The boat I journeyed on was the first to land at the rock the day I went out and I was the first to climb all the hundreds of ancient steps that lead up to the monastery. Just climbing those steps alone is a remarkable experience. Reaching the top and passing through some weirdly contorted rocks I came to a paved level walkway which traversed to the right to the surrounding wall of the settlement. I ducked under the lintel of an opening in the wall. I think it extremely unlikely I shall ever experience again the sensation I had that moment; it was like living a dream, stepping back in time. The place was just remarkable: more spacious than I had imagined from the photographs, it was built on three large terraces - twenty foot high in places.
But would I be allowed to stay? Soon other boats arrived. One of them belonged to a man called Des Lavelle. His book on Skellig Rock had just been published - it was in the Irish best sellers list; had been for weeks. Thinking back it was perhaps seeing that book in the shops that had caused me to visit the Skellig that particular year. I recognised Lavelle from the number of times I'd seen him in Knightstown on Valentia island, his home village, which I had often visited. I don't ever remember speaking to him then but seeing him on the Rock I did. "Your book's doing very well," was my opening gambit. He was looking out to sea at the time through a pair of binoculars. He put them down and turned to me. "Isn't it now?" he said reflectively. "Number one - how amazing." As if musing on the achievement of some distant far away hurling team. We had an amiable few words until I mentioned my hopes of staying on the island. His demeanor changed. He became slightly dour. "Oh," he said drawing in his breath and shaking his head slightly "I don't think they'll let you do that."
It was with some foreboding then that I approached the head keeper as I met him on his way to do a bit of fishing, rod in hand. "Would it be all right for me to stay?" I asked tentatively. "Oh yes, of course you can," he said in an offhand manner and sauntered off to the island's landing stage. When I gave Des Lavelle this news he did not seem best pleased. I camped in what is called the monastery garden, a small enclosed terrace just below the settlement; the only place possible to camp.

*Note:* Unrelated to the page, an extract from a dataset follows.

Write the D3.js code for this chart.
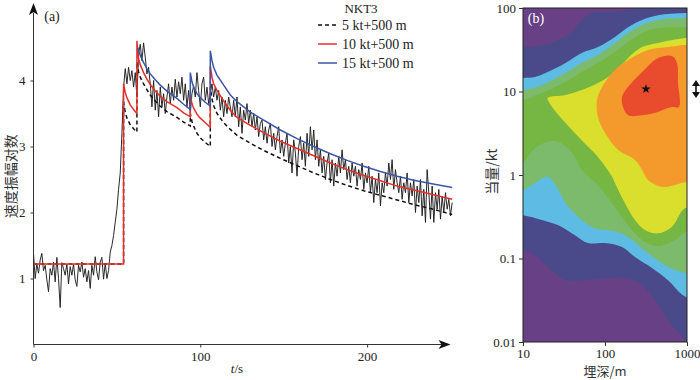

My two days on the island enabled me to explore the island far more than if I had been there just on a day trip. I discovered a second flight of steps leading down to the north side of the island. Where they reached the water's edge they had been cut in rock. On the higher peak, shaped like a steeple, I discovered small hand and foot holds had been made to make it possible to the climb to the highest point. All over the island I came across small terraced ledges no bigger than a hallway table which apparently the monks had built simply to grow a few ears of wheat.
But my most vivid memory of the island was the bird life. Birds were everywhere, swarming in the air and nested on every available ledge. It was difficult to scramble anywhere without stepping on a nest. In the evenings I'd lie on the edge of the cliff above the monastery. Fulmers floated just a few feet away from me as they homed in on their roosts. Most delightful of all were the puffins; so unsteady as they came into land as though they hadn't quite mastered the art of flying. At night the walls of the huts began to murmur as behind even the narrowest of cracks, storm petrels were nested. Peering in one would see two little eyes glinting back.
I also got to visit the lighthouse. I was invited there on my second night by a man doing maintenance work on it: a Dubliner. I never met a man more ill suited to his job. The isolation was driving him demented - he kept referring to the number of days he had left to go before he could get back to Dublin. It was the want of company that had caused him to invite me. He had little of it from the lighthouse men. They were indeed like monks, self-contained, busying themselves with their own hobbies and talking very little - one was making the model of a ship in a bottle. I suppose that type of temperament was needed to exist in the job - it's sad to think, with automation, it's a way of life that has now all but vanished.
On the third morning the weather was bleak; only one boat turned up. Fearing that bad weather might be setting in, I went with the boat back to the mainland. I was constantly hit by spray and had nowhere to shelter from a biting wind. It was the most wretched sea voyage I have ever made. I was perished by the time I landed, but I had no regrets. My two days on the Skellig were two of the most memorable days I have ever had. After reading Sun Dancing I think its time I returned.